* YOUR GOAL:
Copy all lines below exactly as written. Leave pictures out.

══ DATASET EXCERPTS ══

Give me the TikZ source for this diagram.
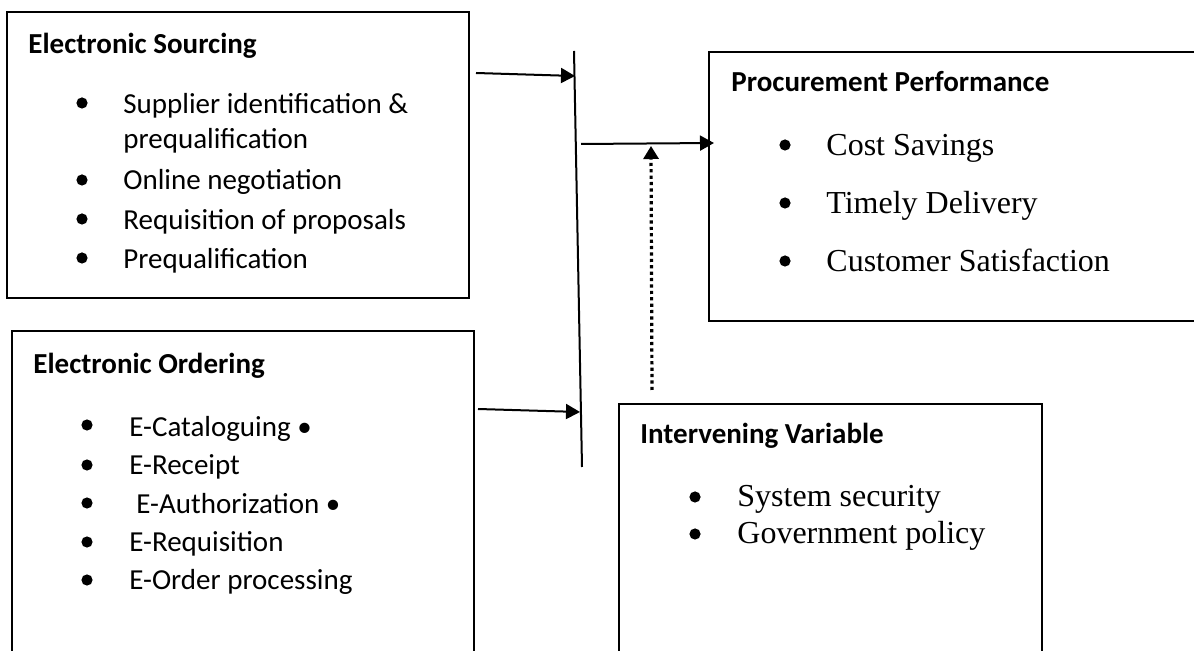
\documentclass[tikz,border=0pt]{standalone}
\usepackage{fontspec}
\setmainfont{Carlito}
\newfontfamily\tnr{Liberation Serif}
\usetikzlibrary{arrows.meta,fit}
\begin{document}
\begin{tikzpicture}[x=0.5pt,y=-0.5pt,
  box/.style={draw, line width=1pt, inner sep=0pt},
  conn/.style={line width=1pt, -{Triangle[length=7pt,width=7.5pt]}},
  bar/.style={line width=1pt},
  dotconn/.style={line width=1.6pt, dash pattern=on 1.6pt off 1.6pt, -{Triangle[length=6.5pt,width=7.5pt]}},
  ttl/.style={anchor=base west, inner sep=0pt, font=\fontsize{14.5}{17}\selectfont\bfseries},
  cal/.style={anchor=base west, inner sep=0pt, font=\fontsize{14.5}{17}\selectfont},
  tim/.style={anchor=base west, inner sep=0pt, font=\tnr\fontsize{16}{19}\selectfont},
  bul/.style={circle, fill=black, draw=none, inner sep=0pt, minimum size=5.6pt},
]
\useasboundingbox (0,0) rectangle (1194,651);
\clip (0,0) rectangle (1194,651);

% boxes
\node[box, fit={(7,12) (469,298)}] (src) {};
\node[box, fit={(12,331) (474,700)}] (ord) {};
\node[box, fit={(709,52) (1230,321)}] (perf) {};
\node[box, fit={(619,404) (1042,700)}] (iv) {};

% Electronic Sourcing
\node[ttl] (srct) at (28,54) {Electronic Sourcing};
\node[bul] (sb1) at (82,103) {};
\node[bul] (sb2) at (82,180) {};
\node[bul] (sb3) at (82,219) {};
\node[bul] (sb4) at (82,258) {};
\node[cal] (s1) at (123,114) {Supplier identification \&};
\node[cal] (s1b) at (123,149) {prequalification};
\node[cal] (s2) at (123,190) {Online negotiation};
\node[cal] (s3) at (123,230) {Requisition of proposals};
\node[cal] (s4) at (123,269) {Prequalification};

% Electronic Ordering
\node[ttl] (ordt) at (33,374) {Electronic Ordering};
\node[bul] (ob1) at (87,425) {};
\node[bul] (ob2) at (87,465) {};
\node[bul] (ob3) at (87,503) {};
\node[bul] (ob4) at (87,542) {};
\node[bul] (ob5) at (87,580) {};
\node[cal] (o1) at (129,437) {E-Cataloguing •};
\node[cal] (o2) at (129,475) {E-Receipt};
\node[cal] (o3) at (136,514) {E-Authorization •};
\node[cal] (o4) at (129,552) {E-Requisition};
\node[cal] (o5) at (129,590) {E-Order processing};

% Procurement Performance
\node[ttl] (perft) at (731,92) {Procurement Performance};
\node[bul] (pb1) at (785,145) {};
\node[bul] (pb2) at (785,203) {};
\node[bul] (pb3) at (785,261) {};
\node[tim] (p1) at (826,156) {Cost Savings};
\node[tim] (p2) at (826,214) {Timely Delivery};
\node[tim] (p3) at (826,272) {Customer Satisfaction};

% Intervening Variable
\node[ttl] (ivt) at (640,444) {Intervening Variable};
\node[bul] (ib1) at (695,497) {};
\node[bul] (ib2) at (695,534) {};
\node[tim] (i1) at (737,507) {System security};
\node[tim] (i2) at (737,544) {Government policy};

% connectors
\coordinate (vt) at (574,51);
\coordinate (vb) at (582,467);
\coordinate (a1s) at (476,73);
\coordinate (a1e) at (575,76);
\coordinate (a2s) at (478,409);
\coordinate (a2e) at (580,412);
\coordinate (a3s) at (581,144);
\coordinate (a3e) at (714,143);
\coordinate (dts) at (652,390);
\coordinate (dte) at (651,146);

\draw[bar] (vt) -- (vb);
\draw[conn] (a1s) -- (a1e);
\draw[conn] (a2s) -- (a2e);
\draw[conn] (a3s) -- (a3e);
\draw[dotconn] (dts) -- (dte);
\end{tikzpicture}
\end{document}
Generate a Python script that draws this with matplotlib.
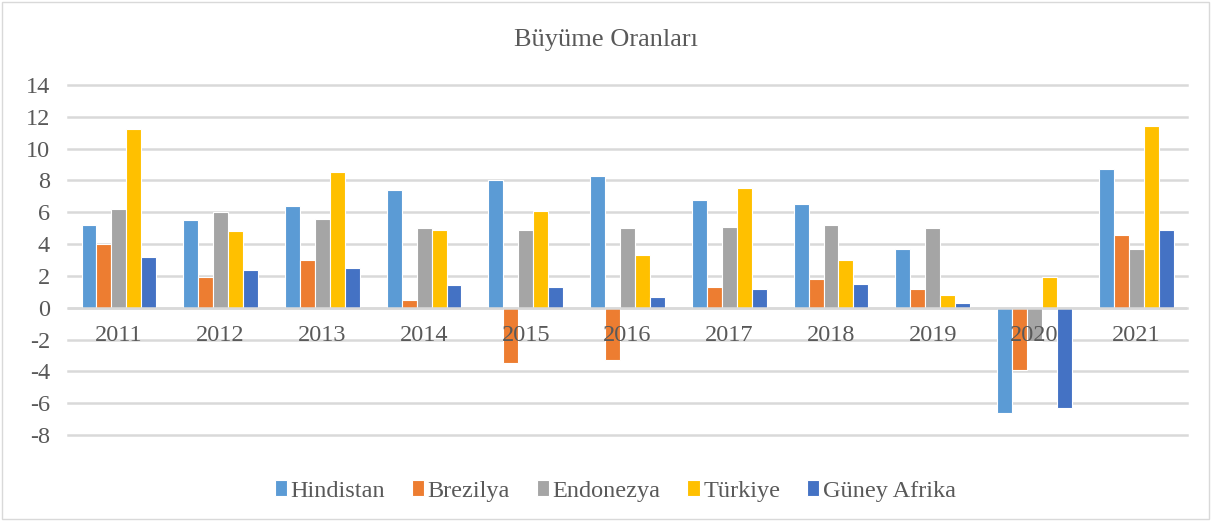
import numpy as np
import matplotlib.pyplot as plt
from matplotlib.patches import Rectangle

# veriler
yillar = ['2011', '2012', '2013', '2014', '2015', '2016', '2017', '2018', '2019', '2020', '2021']
hindistan = [5.2, 5.5, 6.4, 7.4, 8.0, 8.3, 6.8, 6.5, 3.7, -6.6, 8.7]
brezilya = [4.0, 1.9, 3.0, 0.5, -3.5, -3.3, 1.3, 1.8, 1.2, -3.9, 4.6]
endonezya = [6.2, 6.0, 5.6, 5.0, 4.9, 5.0, 5.1, 5.2, 5.0, -2.1, 3.7]
turkiye = [11.2, 4.8, 8.5, 4.9, 6.1, 3.3, 7.5, 3.0, 0.8, 1.9, 11.4]
guney_afrika = [3.2, 2.4, 2.5, 1.4, 1.3, 0.7, 1.2, 1.5, 0.3, -6.3, 4.9]

seriler = ['Hindistan', 'Brezilya', 'Endonezya', 'Türkiye', 'Güney Afrika']
degerler = [hindistan, brezilya, endonezya, turkiye, guney_afrika]
renkler = ['#5B9BD5', '#ED7D31', '#A5A5A5', '#FFC000', '#4472C4']

plt.rcParams['font.family'] = ['Liberation Serif', 'DejaVu Serif']
plt.rcParams['axes.unicode_minus'] = False
yazi_rengi = '#595959'

fig = plt.figure(figsize=(12.11, 5.21), dpi=100)
ax = fig.add_axes([0.0562, 0.165, 0.924, 0.672])

x = np.arange(len(yillar))
w = 0.147
for i, (ad, d, r) in enumerate(zip(seriler, degerler, renkler)):
    ax.bar(x + (i - 2) * w, d, width=w, color=r, edgecolor='white',
           linewidth=0.8, label=ad, zorder=3)

ax.set_xlim(-0.5, len(yillar) - 0.5)
ax.set_ylim(-8, 14)
ax.set_yticks(np.arange(-8, 15, 2))
ax.yaxis.grid(True, color='#d9d9d9', linewidth=1.8, zorder=0)
for gl in ax.get_ygridlines():
    gl.set_clip_on(False)
ax.axhline(0, color='#d9d9d9', linewidth=1.8, zorder=4)
for s in ax.spines.values():
    s.set_visible(False)
ax.tick_params(axis='y', length=0, labelsize=17.5, labelcolor=yazi_rengi, pad=13)
ax.set_xticks([])

# yıl etiketleri sıfır çizgisinin altında
for xi, yil in zip(x, yillar):
    ax.text(xi, -1.75, yil, ha='center', va='center', fontsize=17.5,
            color=yazi_rengi, zorder=5)

fig.text(0.5, 0.923, 'Büyüme Oranları', ha='center', va='center',
         fontsize=19, color=yazi_rengi)

ax.legend(loc='center', bbox_to_anchor=(0.489, -0.16), ncol=5, frameon=False,
          fontsize=17.5, handlelength=0.5, handleheight=0.6,
          handletextpad=0.15, columnspacing=1.1, labelcolor=yazi_rengi)

fig.patches.append(Rectangle((0.002, 0.003), 0.996, 0.994, transform=fig.transFigure,
                             fill=False, edgecolor='#d9d9d9', linewidth=1))

fig.savefig('out.png', dpi=100)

═══

* WRITTEN ANSWER:
Give me the TikZ source for this diagram.
\documentclass[tikz,border=0pt]{standalone}
\usepackage{fontspec}
\setmainfont{Carlito}
\newfontfamily\tnr{Liberation Serif}
\usetikzlibrary{arrows.meta,fit}
\begin{document}
\begin{tikzpicture}[x=0.5pt,y=-0.5pt,
  box/.style={draw, line width=1pt, inner sep=0pt},
  conn/.style={line width=1pt, -{Triangle[length=7pt,width=7.5pt]}},
  bar/.style={line width=1pt},
  dotconn/.style={line width=1.6pt, dash pattern=on 1.6pt off 1.6pt, -{Triangle[length=6.5pt,width=7.5pt]}},
  ttl/.style={anchor=base west, inner sep=0pt, font=\fontsize{14.5}{17}\selectfont\bfseries},
  cal/.style={anchor=base west, inner sep=0pt, font=\fontsize{14.5}{17}\selectfont},
  tim/.style={anchor=base west, inner sep=0pt, font=\tnr\fontsize{16}{19}\selectfont},
  bul/.style={circle, fill=black, draw=none, inner sep=0pt, minimum size=5.6pt},
]
\useasboundingbox (0,0) rectangle (1194,651);
\clip (0,0) rectangle (1194,651);

% boxes
\node[box, fit={(7,12) (469,298)}] (src) {};
\node[box, fit={(12,331) (474,700)}] (ord) {};
\node[box, fit={(709,52) (1230,321)}] (perf) {};
\node[box, fit={(619,404) (1042,700)}] (iv) {};

% Electronic Sourcing
\node[ttl] (srct) at (28,54) {Electronic Sourcing};
\node[bul] (sb1) at (82,103) {};
\node[bul] (sb2) at (82,180) {};
\node[bul] (sb3) at (82,219) {};
\node[bul] (sb4) at (82,258) {};
\node[cal] (s1) at (123,114) {Supplier identification \&};
\node[cal] (s1b) at (123,149) {prequalification};
\node[cal] (s2) at (123,190) {Online negotiation};
\node[cal] (s3) at (123,230) {Requisition of proposals};
\node[cal] (s4) at (123,269) {Prequalification};

% Electronic Ordering
\node[ttl] (ordt) at (33,374) {Electronic Ordering};
\node[bul] (ob1) at (87,425) {};
\node[bul] (ob2) at (87,465) {};
\node[bul] (ob3) at (87,503) {};
\node[bul] (ob4) at (87,542) {};
\node[bul] (ob5) at (87,580) {};
\node[cal] (o1) at (129,437) {E-Cataloguing •};
\node[cal] (o2) at (129,475) {E-Receipt};
\node[cal] (o3) at (136,514) {E-Authorization •};
\node[cal] (o4) at (129,552) {E-Requisition};
\node[cal] (o5) at (129,590) {E-Order processing};

% Procurement Performance
\node[ttl] (perft) at (731,92) {Procurement Performance};
\node[bul] (pb1) at (785,145) {};
\node[bul] (pb2) at (785,203) {};
\node[bul] (pb3) at (785,261) {};
\node[tim] (p1) at (826,156) {Cost Savings};
\node[tim] (p2) at (826,214) {Timely Delivery};
\node[tim] (p3) at (826,272) {Customer Satisfaction};

% Intervening Variable
\node[ttl] (ivt) at (640,444) {Intervening Variable};
\node[bul] (ib1) at (695,497) {};
\node[bul] (ib2) at (695,534) {};
\node[tim] (i1) at (737,507) {System security};
\node[tim] (i2) at (737,544) {Government policy};

% connectors
\coordinate (vt) at (574,51);
\coordinate (vb) at (582,467);
\coordinate (a1s) at (476,73);
\coordinate (a1e) at (575,76);
\coordinate (a2s) at (478,409);
\coordinate (a2e) at (580,412);
\coordinate (a3s) at (581,144);
\coordinate (a3e) at (714,143);
\coordinate (dts) at (652,390);
\coordinate (dte) at (651,146);

\draw[bar] (vt) -- (vb);
\draw[conn] (a1s) -- (a1e);
\draw[conn] (a2s) -- (a2e);
\draw[conn] (a3s) -- (a3e);
\draw[dotconn] (dts) -- (dte);
\end{tikzpicture}
\end{document}
Generate a Python script that draws this with matplotlib.
import numpy as np
import matplotlib.pyplot as plt
from matplotlib.patches import Rectangle

# veriler
yillar = ['2011', '2012', '2013', '2014', '2015', '2016', '2017', '2018', '2019', '2020', '2021']
hindistan = [5.2, 5.5, 6.4, 7.4, 8.0, 8.3, 6.8, 6.5, 3.7, -6.6, 8.7]
brezilya = [4.0, 1.9, 3.0, 0.5, -3.5, -3.3, 1.3, 1.8, 1.2, -3.9, 4.6]
endonezya = [6.2, 6.0, 5.6, 5.0, 4.9, 5.0, 5.1, 5.2, 5.0, -2.1, 3.7]
turkiye = [11.2, 4.8, 8.5, 4.9, 6.1, 3.3, 7.5, 3.0, 0.8, 1.9, 11.4]
guney_afrika = [3.2, 2.4, 2.5, 1.4, 1.3, 0.7, 1.2, 1.5, 0.3, -6.3, 4.9]

seriler = ['Hindistan', 'Brezilya', 'Endonezya', 'Türkiye', 'Güney Afrika']
degerler = [hindistan, brezilya, endonezya, turkiye, guney_afrika]
renkler = ['#5B9BD5', '#ED7D31', '#A5A5A5', '#FFC000', '#4472C4']

plt.rcParams['font.family'] = ['Liberation Serif', 'DejaVu Serif']
plt.rcParams['axes.unicode_minus'] = False
yazi_rengi = '#595959'

fig = plt.figure(figsize=(12.11, 5.21), dpi=100)
ax = fig.add_axes([0.0562, 0.165, 0.924, 0.672])

x = np.arange(len(yillar))
w = 0.147
for i, (ad, d, r) in enumerate(zip(seriler, degerler, renkler)):
    ax.bar(x + (i - 2) * w, d, width=w, color=r, edgecolor='white',
           linewidth=0.8, label=ad, zorder=3)

ax.set_xlim(-0.5, len(yillar) - 0.5)
ax.set_ylim(-8, 14)
ax.set_yticks(np.arange(-8, 15, 2))
ax.yaxis.grid(True, color='#d9d9d9', linewidth=1.8, zorder=0)
for gl in ax.get_ygridlines():
    gl.set_clip_on(False)
ax.axhline(0, color='#d9d9d9', linewidth=1.8, zorder=4)
for s in ax.spines.values():
    s.set_visible(False)
ax.tick_params(axis='y', length=0, labelsize=17.5, labelcolor=yazi_rengi, pad=13)
ax.set_xticks([])

# yıl etiketleri sıfır çizgisinin altında
for xi, yil in zip(x, yillar):
    ax.text(xi, -1.75, yil, ha='center', va='center', fontsize=17.5,
            color=yazi_rengi, zorder=5)

fig.text(0.5, 0.923, 'Büyüme Oranları', ha='center', va='center',
         fontsize=19, color=yazi_rengi)

ax.legend(loc='center', bbox_to_anchor=(0.489, -0.16), ncol=5, frameon=False,
          fontsize=17.5, handlelength=0.5, handleheight=0.6,
          handletextpad=0.15, columnspacing=1.1, labelcolor=yazi_rengi)

fig.patches.append(Rectangle((0.002, 0.003), 0.996, 0.994, transform=fig.transFigure,
                             fill=False, edgecolor='#d9d9d9', linewidth=1))

fig.savefig('out.png', dpi=100)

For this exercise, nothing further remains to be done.